RECORDED INFORMATION:
— START —
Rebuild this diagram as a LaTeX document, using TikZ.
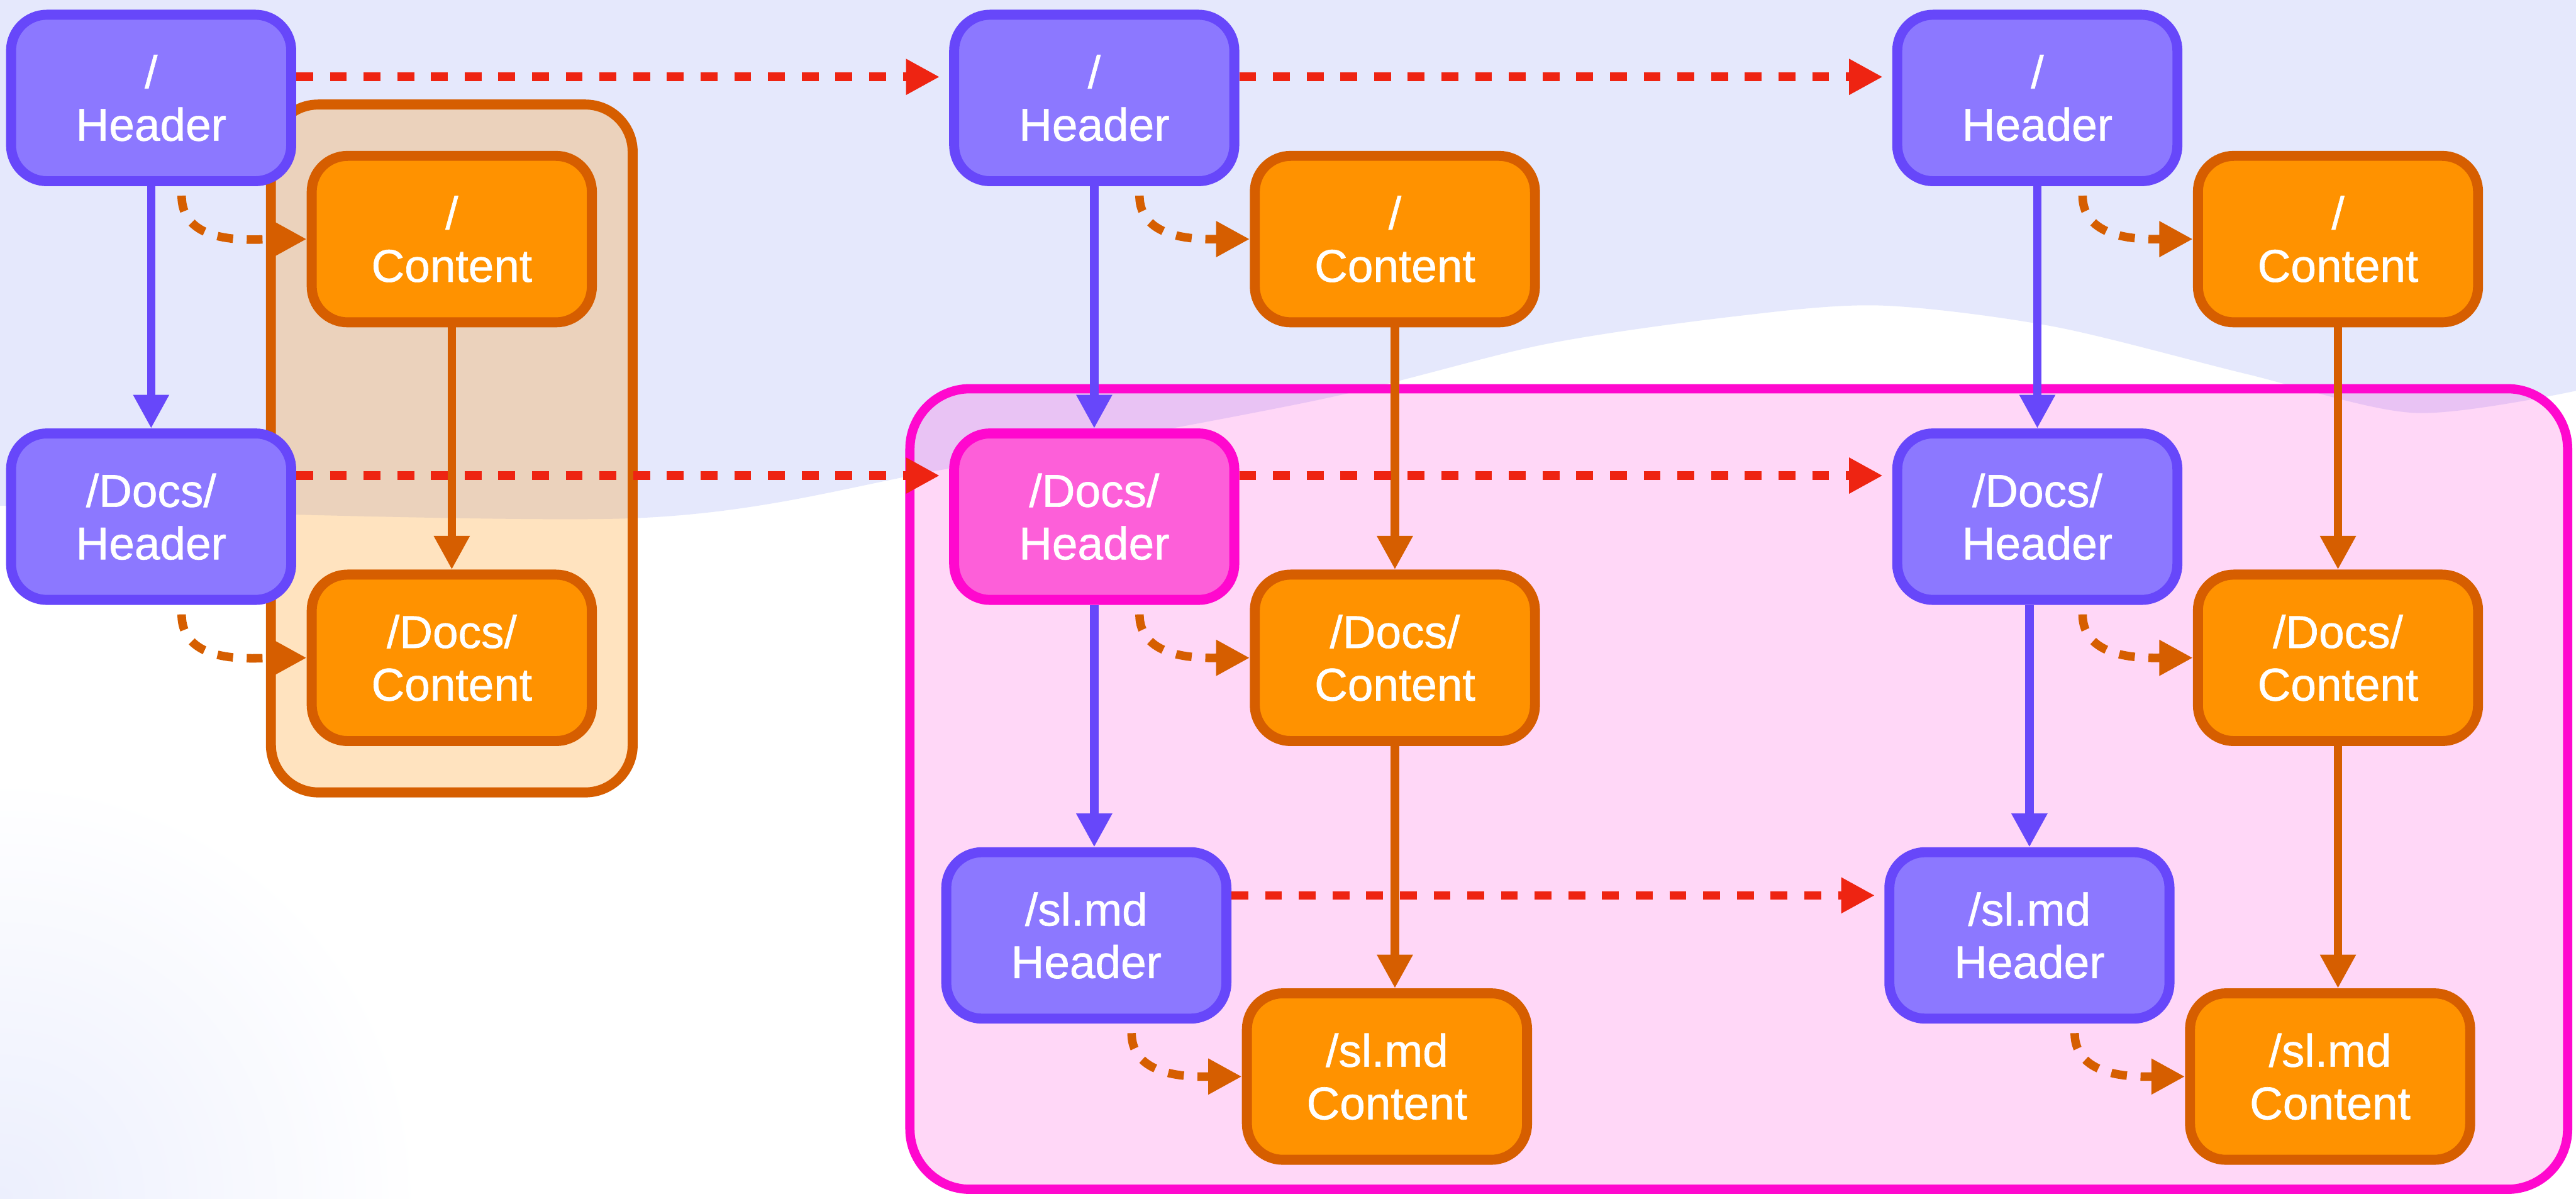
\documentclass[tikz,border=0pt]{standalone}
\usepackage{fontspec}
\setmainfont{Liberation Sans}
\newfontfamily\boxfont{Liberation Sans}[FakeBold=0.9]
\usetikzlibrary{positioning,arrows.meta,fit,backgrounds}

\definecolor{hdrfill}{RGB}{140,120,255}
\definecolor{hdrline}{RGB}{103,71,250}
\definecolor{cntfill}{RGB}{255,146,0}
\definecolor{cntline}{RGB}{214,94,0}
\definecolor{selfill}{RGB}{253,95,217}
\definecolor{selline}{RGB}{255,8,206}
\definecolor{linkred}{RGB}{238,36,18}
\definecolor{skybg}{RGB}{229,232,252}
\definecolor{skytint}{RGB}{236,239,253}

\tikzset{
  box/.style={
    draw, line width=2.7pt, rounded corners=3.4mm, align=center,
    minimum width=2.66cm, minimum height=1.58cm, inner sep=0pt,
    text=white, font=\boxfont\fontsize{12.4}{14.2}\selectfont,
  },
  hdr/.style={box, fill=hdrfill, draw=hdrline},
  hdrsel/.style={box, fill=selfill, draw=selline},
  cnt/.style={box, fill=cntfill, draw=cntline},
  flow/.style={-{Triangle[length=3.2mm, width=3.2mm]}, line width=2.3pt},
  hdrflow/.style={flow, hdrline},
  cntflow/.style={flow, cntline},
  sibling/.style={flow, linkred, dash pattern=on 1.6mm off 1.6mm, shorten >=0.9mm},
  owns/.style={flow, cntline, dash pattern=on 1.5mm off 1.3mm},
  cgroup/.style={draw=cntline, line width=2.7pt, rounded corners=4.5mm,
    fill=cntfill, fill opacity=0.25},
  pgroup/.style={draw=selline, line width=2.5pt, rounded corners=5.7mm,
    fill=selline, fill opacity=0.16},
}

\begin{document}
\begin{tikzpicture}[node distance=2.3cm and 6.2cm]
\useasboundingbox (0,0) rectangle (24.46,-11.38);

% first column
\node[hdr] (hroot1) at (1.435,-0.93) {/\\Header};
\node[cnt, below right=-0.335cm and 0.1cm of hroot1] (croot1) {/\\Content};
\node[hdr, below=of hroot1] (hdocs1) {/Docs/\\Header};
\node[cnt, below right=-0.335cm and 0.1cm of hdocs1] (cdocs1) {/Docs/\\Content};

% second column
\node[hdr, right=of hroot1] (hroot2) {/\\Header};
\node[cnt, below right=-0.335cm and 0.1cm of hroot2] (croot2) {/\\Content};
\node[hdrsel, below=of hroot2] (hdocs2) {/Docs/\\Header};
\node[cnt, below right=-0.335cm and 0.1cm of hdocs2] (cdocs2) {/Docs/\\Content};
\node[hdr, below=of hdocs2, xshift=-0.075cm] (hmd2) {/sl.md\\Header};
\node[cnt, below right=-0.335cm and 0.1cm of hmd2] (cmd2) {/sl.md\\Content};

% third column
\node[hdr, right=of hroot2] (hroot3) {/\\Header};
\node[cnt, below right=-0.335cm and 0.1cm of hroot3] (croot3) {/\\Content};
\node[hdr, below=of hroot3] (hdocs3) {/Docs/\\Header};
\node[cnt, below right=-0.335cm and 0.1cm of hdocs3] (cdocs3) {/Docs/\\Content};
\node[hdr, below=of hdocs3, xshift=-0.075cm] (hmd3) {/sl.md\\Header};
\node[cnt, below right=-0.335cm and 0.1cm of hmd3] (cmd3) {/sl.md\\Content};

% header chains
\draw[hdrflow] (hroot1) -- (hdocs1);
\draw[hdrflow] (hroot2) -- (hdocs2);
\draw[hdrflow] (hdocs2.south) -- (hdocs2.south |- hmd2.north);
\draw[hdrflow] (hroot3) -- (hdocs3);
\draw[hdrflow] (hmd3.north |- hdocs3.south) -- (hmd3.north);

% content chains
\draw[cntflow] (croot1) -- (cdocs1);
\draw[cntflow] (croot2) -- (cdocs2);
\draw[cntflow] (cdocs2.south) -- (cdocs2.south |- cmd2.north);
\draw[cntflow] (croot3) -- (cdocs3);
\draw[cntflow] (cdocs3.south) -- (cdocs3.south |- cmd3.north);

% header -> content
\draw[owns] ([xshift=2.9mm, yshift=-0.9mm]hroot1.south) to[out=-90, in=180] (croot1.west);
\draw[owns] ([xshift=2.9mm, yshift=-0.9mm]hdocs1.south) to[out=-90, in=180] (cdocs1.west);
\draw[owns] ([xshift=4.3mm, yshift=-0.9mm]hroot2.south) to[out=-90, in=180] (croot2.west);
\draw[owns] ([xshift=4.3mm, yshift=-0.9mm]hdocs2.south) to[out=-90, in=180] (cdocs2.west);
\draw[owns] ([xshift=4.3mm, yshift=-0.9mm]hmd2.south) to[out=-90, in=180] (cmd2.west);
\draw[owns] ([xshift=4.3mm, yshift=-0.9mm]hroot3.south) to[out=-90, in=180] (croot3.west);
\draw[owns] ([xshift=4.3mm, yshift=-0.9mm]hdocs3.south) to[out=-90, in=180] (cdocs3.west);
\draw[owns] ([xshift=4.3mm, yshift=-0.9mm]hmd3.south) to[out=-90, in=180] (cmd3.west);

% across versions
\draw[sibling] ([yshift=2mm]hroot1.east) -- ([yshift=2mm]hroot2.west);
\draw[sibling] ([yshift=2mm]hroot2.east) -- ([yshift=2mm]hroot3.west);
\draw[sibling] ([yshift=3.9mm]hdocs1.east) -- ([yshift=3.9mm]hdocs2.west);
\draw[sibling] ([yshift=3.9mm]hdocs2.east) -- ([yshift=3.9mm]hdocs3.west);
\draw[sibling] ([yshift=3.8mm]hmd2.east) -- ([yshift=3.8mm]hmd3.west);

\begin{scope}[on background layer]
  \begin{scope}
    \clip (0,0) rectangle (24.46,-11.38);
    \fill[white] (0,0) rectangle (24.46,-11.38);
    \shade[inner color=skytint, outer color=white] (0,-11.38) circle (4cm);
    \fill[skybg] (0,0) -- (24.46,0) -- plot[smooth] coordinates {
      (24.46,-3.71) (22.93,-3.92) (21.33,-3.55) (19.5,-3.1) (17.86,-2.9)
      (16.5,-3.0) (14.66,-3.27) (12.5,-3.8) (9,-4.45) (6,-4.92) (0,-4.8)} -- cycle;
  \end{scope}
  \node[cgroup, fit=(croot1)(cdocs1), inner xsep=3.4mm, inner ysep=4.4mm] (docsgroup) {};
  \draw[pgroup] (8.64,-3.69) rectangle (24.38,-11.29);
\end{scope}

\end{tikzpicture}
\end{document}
— END —
INSTRUCTION: Skip the pictures, then retype every line above exactly.

OUTPUT OF THE EXERCISE:
Rebuild this diagram as a LaTeX document, using TikZ.
\documentclass[tikz,border=0pt]{standalone}
\usepackage{fontspec}
\setmainfont{Liberation Sans}
\newfontfamily\boxfont{Liberation Sans}[FakeBold=0.9]
\usetikzlibrary{positioning,arrows.meta,fit,backgrounds}

\definecolor{hdrfill}{RGB}{140,120,255}
\definecolor{hdrline}{RGB}{103,71,250}
\definecolor{cntfill}{RGB}{255,146,0}
\definecolor{cntline}{RGB}{214,94,0}
\definecolor{selfill}{RGB}{253,95,217}
\definecolor{selline}{RGB}{255,8,206}
\definecolor{linkred}{RGB}{238,36,18}
\definecolor{skybg}{RGB}{229,232,252}
\definecolor{skytint}{RGB}{236,239,253}

\tikzset{
  box/.style={
    draw, line width=2.7pt, rounded corners=3.4mm, align=center,
    minimum width=2.66cm, minimum height=1.58cm, inner sep=0pt,
    text=white, font=\boxfont\fontsize{12.4}{14.2}\selectfont,
  },
  hdr/.style={box, fill=hdrfill, draw=hdrline},
  hdrsel/.style={box, fill=selfill, draw=selline},
  cnt/.style={box, fill=cntfill, draw=cntline},
  flow/.style={-{Triangle[length=3.2mm, width=3.2mm]}, line width=2.3pt},
  hdrflow/.style={flow, hdrline},
  cntflow/.style={flow, cntline},
  sibling/.style={flow, linkred, dash pattern=on 1.6mm off 1.6mm, shorten >=0.9mm},
  owns/.style={flow, cntline, dash pattern=on 1.5mm off 1.3mm},
  cgroup/.style={draw=cntline, line width=2.7pt, rounded corners=4.5mm,
    fill=cntfill, fill opacity=0.25},
  pgroup/.style={draw=selline, line width=2.5pt, rounded corners=5.7mm,
    fill=selline, fill opacity=0.16},
}

\begin{document}
\begin{tikzpicture}[node distance=2.3cm and 6.2cm]
\useasboundingbox (0,0) rectangle (24.46,-11.38);

% first column
\node[hdr] (hroot1) at (1.435,-0.93) {/\\Header};
\node[cnt, below right=-0.335cm and 0.1cm of hroot1] (croot1) {/\\Content};
\node[hdr, below=of hroot1] (hdocs1) {/Docs/\\Header};
\node[cnt, below right=-0.335cm and 0.1cm of hdocs1] (cdocs1) {/Docs/\\Content};

% second column
\node[hdr, right=of hroot1] (hroot2) {/\\Header};
\node[cnt, below right=-0.335cm and 0.1cm of hroot2] (croot2) {/\\Content};
\node[hdrsel, below=of hroot2] (hdocs2) {/Docs/\\Header};
\node[cnt, below right=-0.335cm and 0.1cm of hdocs2] (cdocs2) {/Docs/\\Content};
\node[hdr, below=of hdocs2, xshift=-0.075cm] (hmd2) {/sl.md\\Header};
\node[cnt, below right=-0.335cm and 0.1cm of hmd2] (cmd2) {/sl.md\\Content};

% third column
\node[hdr, right=of hroot2] (hroot3) {/\\Header};
\node[cnt, below right=-0.335cm and 0.1cm of hroot3] (croot3) {/\\Content};
\node[hdr, below=of hroot3] (hdocs3) {/Docs/\\Header};
\node[cnt, below right=-0.335cm and 0.1cm of hdocs3] (cdocs3) {/Docs/\\Content};
\node[hdr, below=of hdocs3, xshift=-0.075cm] (hmd3) {/sl.md\\Header};
\node[cnt, below right=-0.335cm and 0.1cm of hmd3] (cmd3) {/sl.md\\Content};

% header chains
\draw[hdrflow] (hroot1) -- (hdocs1);
\draw[hdrflow] (hroot2) -- (hdocs2);
\draw[hdrflow] (hdocs2.south) -- (hdocs2.south |- hmd2.north);
\draw[hdrflow] (hroot3) -- (hdocs3);
\draw[hdrflow] (hmd3.north |- hdocs3.south) -- (hmd3.north);

% content chains
\draw[cntflow] (croot1) -- (cdocs1);
\draw[cntflow] (croot2) -- (cdocs2);
\draw[cntflow] (cdocs2.south) -- (cdocs2.south |- cmd2.north);
\draw[cntflow] (croot3) -- (cdocs3);
\draw[cntflow] (cdocs3.south) -- (cdocs3.south |- cmd3.north);

% header -> content
\draw[owns] ([xshift=2.9mm, yshift=-0.9mm]hroot1.south) to[out=-90, in=180] (croot1.west);
\draw[owns] ([xshift=2.9mm, yshift=-0.9mm]hdocs1.south) to[out=-90, in=180] (cdocs1.west);
\draw[owns] ([xshift=4.3mm, yshift=-0.9mm]hroot2.south) to[out=-90, in=180] (croot2.west);
\draw[owns] ([xshift=4.3mm, yshift=-0.9mm]hdocs2.south) to[out=-90, in=180] (cdocs2.west);
\draw[owns] ([xshift=4.3mm, yshift=-0.9mm]hmd2.south) to[out=-90, in=180] (cmd2.west);
\draw[owns] ([xshift=4.3mm, yshift=-0.9mm]hroot3.south) to[out=-90, in=180] (croot3.west);
\draw[owns] ([xshift=4.3mm, yshift=-0.9mm]hdocs3.south) to[out=-90, in=180] (cdocs3.west);
\draw[owns] ([xshift=4.3mm, yshift=-0.9mm]hmd3.south) to[out=-90, in=180] (cmd3.west);

% across versions
\draw[sibling] ([yshift=2mm]hroot1.east) -- ([yshift=2mm]hroot2.west);
\draw[sibling] ([yshift=2mm]hroot2.east) -- ([yshift=2mm]hroot3.west);
\draw[sibling] ([yshift=3.9mm]hdocs1.east) -- ([yshift=3.9mm]hdocs2.west);
\draw[sibling] ([yshift=3.9mm]hdocs2.east) -- ([yshift=3.9mm]hdocs3.west);
\draw[sibling] ([yshift=3.8mm]hmd2.east) -- ([yshift=3.8mm]hmd3.west);

\begin{scope}[on background layer]
  \begin{scope}
    \clip (0,0) rectangle (24.46,-11.38);
    \fill[white] (0,0) rectangle (24.46,-11.38);
    \shade[inner color=skytint, outer color=white] (0,-11.38) circle (4cm);
    \fill[skybg] (0,0) -- (24.46,0) -- plot[smooth] coordinates {
      (24.46,-3.71) (22.93,-3.92) (21.33,-3.55) (19.5,-3.1) (17.86,-2.9)
      (16.5,-3.0) (14.66,-3.27) (12.5,-3.8) (9,-4.45) (6,-4.92) (0,-4.8)} -- cycle;
  \end{scope}
  \node[cgroup, fit=(croot1)(cdocs1), inner xsep=3.4mm, inner ysep=4.4mm] (docsgroup) {};
  \draw[pgroup] (8.64,-3.69) rectangle (24.38,-11.29);
\end{scope}

\end{tikzpicture}
\end{document}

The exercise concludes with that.